I made a mental note to ask my father if I could file a complaint with the Indian railways about this? I wondered what would happen if some electrical spark were to find its way into coach no A2 of the Nilagiri Express ? Remote chances of a spark you say? But what about the synthetic blankets? I remember reading in physics about static electricity being generated when someone rubbed a synthetic material against a glass rod? Cant gases trapped in synthetic blankets produce similar effects?

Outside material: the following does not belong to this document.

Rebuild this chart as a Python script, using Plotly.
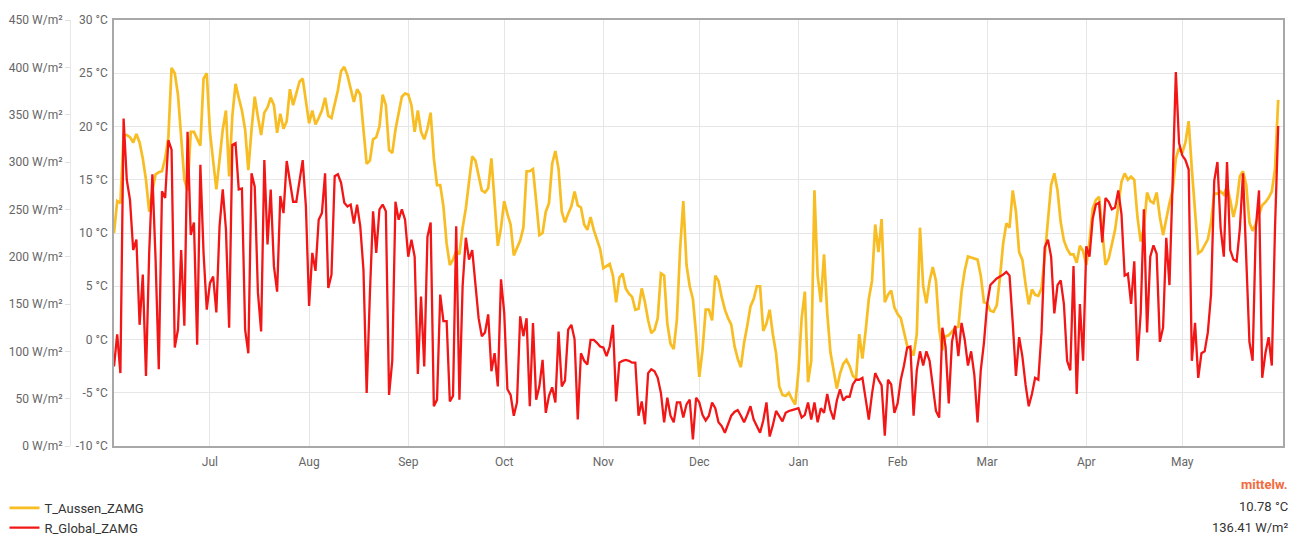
import pandas as pd
import plotly.graph_objects as go

# daily means, 1 Jun 2022 - 31 May 2023
dates = pd.date_range("2022-06-01", "2023-05-31", freq="D")

# T_Aussen_ZAMG in °C, one list per month
t_jun = [10.0, 13.0, 12.8, 19.2, 19.2, 19.0, 18.5, 19.3, 18.5, 17.0, 15.0, 12.0, 14.0, 15.5, 15.7,
         15.8, 17.0, 19.0, 25.5, 25.0, 23.0, 18.5, 15.0, 14.0, 19.5, 19.5, 18.8, 18.2, 24.5, 25.0]
t_jul = [19.5, 16.5, 14.1, 16.9, 19.7, 21.5, 15.3, 21.0, 24.0, 22.7, 21.5, 19.7, 15.9, 19.7, 22.8,
         20.9, 19.2, 21.3, 21.8, 22.7, 22.0, 19.4, 21.2, 19.8, 20.5, 23.5, 22.0, 23.1, 24.2, 24.5, 22.5]
t_aug = [20.3, 21.5, 20.2, 20.8, 21.5, 22.7, 21.0, 20.8, 22.2, 23.4, 25.2, 25.6, 24.8, 23.5, 22.3,
         23.5, 23.0, 19.7, 16.5, 16.8, 18.8, 19.0, 20.0, 23.0, 22.0, 17.8, 17.5, 19.7, 21.3, 22.8, 23.1]
t_sep = [23.0, 22.0, 19.5, 21.5, 19.5, 18.8, 19.8, 21.3, 17.0, 14.5, 14.5, 12.5, 9.0, 7.0, 7.5,
         8.3, 8.0, 10.5, 12.3, 14.8, 17.2, 16.8, 15.5, 14.0, 13.8, 14.2, 17.0, 13.0, 8.8, 10.5]
t_oct = [13.0, 11.8, 10.8, 7.9, 8.6, 9.3, 10.5, 15.8, 15.8, 16.0, 13.0, 9.8, 10.0, 12.0, 12.8,
         16.5, 17.7, 16.0, 12.0, 11.0, 11.8, 12.5, 13.9, 12.6, 12.4, 10.8, 10.3, 11.5, 10.3, 9.3, 8.5]
t_nov = [6.7, 6.9, 7.1, 6.0, 3.5, 5.8, 6.2, 4.8, 4.3, 4.0, 2.8, 2.9, 4.8, 3.5, 1.8,
         0.6, 0.9, 2.0, 6.2, 6.0, 1.5, -0.4, -0.9, 1.9, 8.5, 13.0, 7.0, 5.0, 3.8, 0.5]
t_dec = [-3.5, -1.0, 2.8, 2.8, 1.8, 6.0, 5.5, 4.0, 2.8, 2.0, 1.4, -0.6, -1.8, -2.6, -0.3,
         1.3, 3.1, 3.8, 5.0, 5.0, 0.8, 1.5, 2.8, 0.5, -1.3, -4.4, -5.2, -5.3, -5.0, -5.6, -6.1]
t_jan = [-3.0, 2.0, 4.5, -4.0, -2.0, 14.0, 6.0, 3.5, 8.0, 2.5, -1.2, -2.8, -4.6, -3.2, -2.3,
         -1.9, -2.5, -3.4, -3.7, 0.5, -1.8, 0.8, 3.8, 5.5, 10.8, 8.2, 11.3, 3.5, 4.2, 4.6, 3.0]
t_feb = [2.4, 2.0, 0.7, -0.6, -0.9, -1.5, 0.5, 10.5, 5.0, 3.4, 5.5, 6.8, 5.5, 1.0, -1.0,
         0.3, 0.4, 0.8, 1.1, 1.2, 4.5, 6.5, 7.8, 7.7, 7.6, 7.5, 6.0, 3.5]
t_mar = [3.4, 2.7, 2.6, 3.2, 5.8, 9.0, 10.9, 10.5, 14.0, 12.0, 8.2, 7.5, 5.2, 3.3, 4.7,
         4.2, 4.1, 4.8, 7.8, 11.5, 14.5, 15.6, 14.0, 11.0, 9.3, 8.5, 8.0, 8.0, 7.2, 8.8, 8.3]
t_apr = [7.0, 9.2, 12.3, 13.1, 13.4, 10.0, 7.0, 7.6, 9.0, 10.3, 12.5, 14.8, 15.6, 15.0, 15.3,
         15.0, 11.5, 9.2, 10.5, 13.8, 13.0, 12.8, 13.8, 11.5, 9.8, 11.5, 12.8, 14.0, 17.0, 18.0]
t_may = [17.5, 18.5, 20.5, 16.0, 12.0, 8.1, 8.3, 8.9, 9.4, 11.0, 13.7, 13.7, 13.9, 13.6, 14.4,
         13.1, 11.5, 12.8, 15.3, 15.8, 14.5, 11.0, 10.2, 10.9, 11.8, 12.6, 12.9, 13.3, 13.9, 16.0, 22.5]

# R_Global_ZAMG in W/m²
r_jun = [84, 118, 77, 346, 281, 260, 207, 218, 128, 181, 74, 204, 287, 197, 81,
         269, 262, 323, 313, 104, 123, 207, 127, 332, 223, 236, 107, 297, 204, 144]
r_jul = [172, 179, 141, 232, 271, 229, 125, 318, 320, 271, 272, 123, 98, 288, 274,
         162, 121, 302, 213, 271, 190, 163, 264, 246, 301, 281, 258, 258, 281, 302, 253]
r_aug = [148, 204, 185, 239, 246, 288, 167, 181, 285, 287, 278, 257, 253, 255, 235,
         255, 232, 186, 56, 160, 248, 204, 250, 255, 248, 54, 90, 258, 239, 250, 239]
r_sep = [200, 218, 200, 76, 158, 84, 221, 236, 42, 49, 160, 132, 132, 47, 53,
         232, 49, 169, 220, 197, 207, 170, 135, 116, 120, 139, 79, 98, 63, 176]
r_oct = [141, 60, 54, 32, 46, 137, 116, 135, 42, 130, 49, 63, 91, 35, 53,
         62, 46, 121, 63, 69, 123, 128, 113, 28, 98, 90, 86, 112, 112, 109, 105]
r_nov = [104, 95, 105, 128, 47, 88, 90, 91, 90, 88, 88, 32, 47, 23, 77,
         81, 79, 72, 56, 25, 51, 32, 25, 46, 46, 30, 44, 49, 7, 51]
r_dec = [46, 33, 27, 32, 46, 40, 25, 21, 14, 22, 32, 36, 38, 32, 25,
         33, 42, 28, 21, 14, 27, 46, 10, 22, 37, 32, 26, 35, 37, 38, 39]
r_jan = [40, 30, 33, 46, 28, 46, 25, 40, 35, 55, 38, 28, 48, 60, 48,
         52, 52, 65, 70, 70, 72, 50, 28, 55, 77, 70, 64, 11, 70, 65, 35]
r_feb = [45, 70, 85, 104, 105, 32, 80, 100, 85, 100, 90, 60, 37, 30, 125,
         105, 45, 110, 127, 95, 130, 112, 85, 100, 75, 25, 80, 109]
r_mar = [150, 170, 174, 177, 179, 181, 184, 180, 130, 74, 115, 95, 65, 42, 55,
         72, 70, 120, 210, 218, 200, 140, 170, 175, 150, 90, 80, 190, 55, 150, 90]
r_apr = [211, 200, 240, 255, 257, 215, 262, 258, 250, 252, 270, 245, 180, 182, 150,
         195, 90, 140, 250, 120, 200, 212, 203, 110, 125, 220, 170, 280, 395, 320]
r_may = [307, 302, 292, 90, 130, 72, 98, 100, 120, 160, 280, 300, 230, 200, 300,
         207, 197, 195, 229, 288, 190, 110, 90, 230, 270, 72, 98, 115, 85, 230, 338]

temp = t_jun + t_jul + t_aug + t_sep + t_oct + t_nov + t_dec + t_jan + t_feb + t_mar + t_apr + t_may
rad = r_jun + r_jul + r_aug + r_sep + r_oct + r_nov + r_dec + r_jan + r_feb + r_mar + r_apr + r_may

month_ticks = pd.date_range("2022-07-01", "2023-05-01", freq="MS")
temp_ticks = [-10, -5, 0, 5, 10, 15, 20, 25, 30]
rad_ticks = [0, 50, 100, 150, 200, 250, 300, 350, 400, 450]

mean_label = "mittelw."
mean_temp = "10.78 °C"
mean_rad = "136.41 W/m²"

fig = go.Figure()
fig.add_trace(go.Scatter(x=dates, y=temp, name="T_Aussen_ZAMG", mode="lines",
                         line=dict(color="#f7bd23", width=2.7)))
fig.add_trace(go.Scatter(x=dates, y=rad, name="R_Global_ZAMG", mode="lines", yaxis="y2",
                         line=dict(color="#f21616", width=2.3)))

grid = "#e6e6e6"
frame = "#a8a8a8"
tick_font = dict(family="Roboto", size=12, color="#666666")

# the page body has an 8px margin, so the figure is sized/placed to land on the same pixels
fig.update_layout(
    width=1293, height=528,
    margin=dict(l=62, r=18, t=12, b=90, autoexpand=False),
    paper_bgcolor="white", plot_bgcolor="white",
    font=dict(family="Roboto", size=12, color="#333333"),
    xaxis=dict(type="date", domain=[44 / 1213, 1], automargin=False,
               range=["2022-06-01", "2023-06-01 12:00"],
               tickvals=month_ticks, tickformat="%b", ticklabelstandoff=4,
               showgrid=True, gridcolor=grid, gridwidth=1,
               showline=True, linecolor=frame, linewidth=1.5, mirror=True,
               ticks="", zeroline=False, tickfont=tick_font),
    yaxis=dict(range=[-10, 30], tickvals=temp_ticks, automargin=False,
               ticktext=[f"{v} °C" for v in temp_ticks],
               showgrid=True, gridcolor=grid, gridwidth=1,
               showline=True, linecolor=frame, linewidth=1.5, mirror=True,
               ticks="outside", ticklen=2, tickcolor="rgba(0,0,0,0)",
               zeroline=False, tickfont=tick_font),
    yaxis2=dict(range=[0, 450], tickvals=rad_ticks, automargin=False,
                ticktext=[f"{v} W/m²" for v in rad_ticks],
                overlaying="y", side="left", anchor="free", position=0,
                showgrid=False, showline=True, linecolor="#e8e8e8", linewidth=1,
                ticks="outside", ticklen=5, tickcolor="#e0e0e0",
                zeroline=False, tickfont=tick_font),
    showlegend=True,
    legend=dict(x=-0.054, y=-0.11, xanchor="left", yanchor="top",
                orientation="v", bgcolor="rgba(0,0,0,0)",
                font=dict(family="Roboto", size=13, color="#333333"),
                itemwidth=30, tracegroupgap=0),
    hovermode="x unified",
)

fig.add_annotation(text=f"<b>{mean_label}</b>", xref="paper", yref="paper", x=1, y=-0.0915,
                   xanchor="right", yanchor="middle", xshift=7, showarrow=False,
                   font=dict(family="Roboto", size=13, color="#f26a3d"))
fig.add_annotation(text=mean_temp, xref="paper", yref="paper", x=1, y=-0.143,
                   xanchor="right", yanchor="middle", xshift=7, showarrow=False,
                   font=dict(family="Roboto", size=13, color="#333333"))
fig.add_annotation(text=mean_rad, xref="paper", yref="paper", x=1, y=-0.192,
                   xanchor="right", yanchor="middle", xshift=7, showarrow=False,
                   font=dict(family="Roboto", size=13, color="#333333"))

fig.write_html("out.html")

By now I was completely awake! I decided to go out of the gas chamber. The area outside was equally smelly. Just a different gas this time – Ammonia. With nearly 50 odd bladders being emptied and not even a drop of water being used to flush it out the place smelt like a chemistry lab. One of the toilet doors opened. A lady was coming out with her nose covered with her duppatta!! Seeing me standing there she warned “ It is awfully smelly inside the toilet.” I told her “ It is smellier inside the coach”. She grimaced. I felt a sense of female camaraderie with her as we opened the main door to the coach and let some fresh air in.
As we went back into the gas chamber I wondered how is it that men can get away with this kind of disgusting behavior? If we woman were to eat such huge quantities or turn our posterior into a trumpet or gas chamber then we would be ridiculed. Or may be it is a cultural thing. We care two figs about what another person thinks or feels- especially if they are strangers. When we have paid for a ticket we assume we are the only person traveling.
We do not want to adapt to a situation even temporarily. Eating huge amounts, burping and farting are among the many things that are part of this glorious Indian culture. I think I should learn to adapt to it. After all, what cannot be cured must be endured!